Just recently, my fiancé Dana pointed out to me how it seems that I’m sabotaging my very own success. I’ve been a full time writer for nine months now. I have steady and consistent clients, and I’m attracting more each month. I put my clients’ needs first and I ask myself on a daily basis: “What can I do to serve and support my clients?” Those are my consistent intentions with my writing business. Anyway, Dana pointed out to me that I’m letting personal obstacles overwhelm me to the point of not being able to celebrate my victories as an entrepreneurial artist. Truth is, I enjoy what I do for a living. I enjoy providing a service to all of my clients and making them happy. If I get distracted by focusing on personal challenges and not my clients, I will sabotage the business that I’m building. In order to continuously attract more of the amazing clients that I’m attracting, I have to remain focused on my intentions of serving and supporting their needs.
Consider any counterproductive actions that you take that end up getting in the way of moving you forward. Are there any self-sabotaging actions that you take that you can eliminate?
Today’s LESSON is to focus on your goals and dreams and to address any underlying issues that you may have like insecurities, fears, or doubts.
FUN ASSIGNMENT: If you haven’t written down your goals for 2018 already, please be sure to do that. Break each of your goals into small milestones – either monthly or quarterly.
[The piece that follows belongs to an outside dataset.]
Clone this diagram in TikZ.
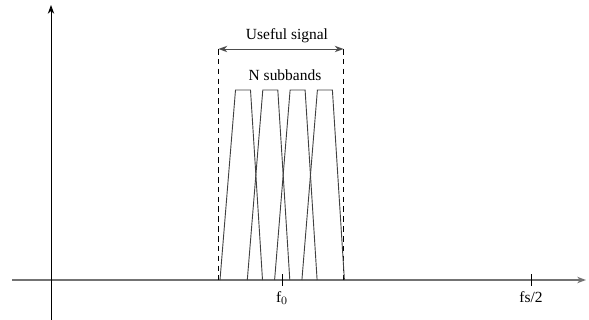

You then want to break down the milestones into specific weekly and daily tasks that you need to execute in order to achieve the goals so that you’re actually living your dream. Write everything down in order to remain focused. When you do get distracted – because you are human, after all — you then have your written goals that you can use as a “measuring device” when a loved one, or even yourself, finds that you are taking self-sabotaging actions that are counterproductive to what you’re wanting.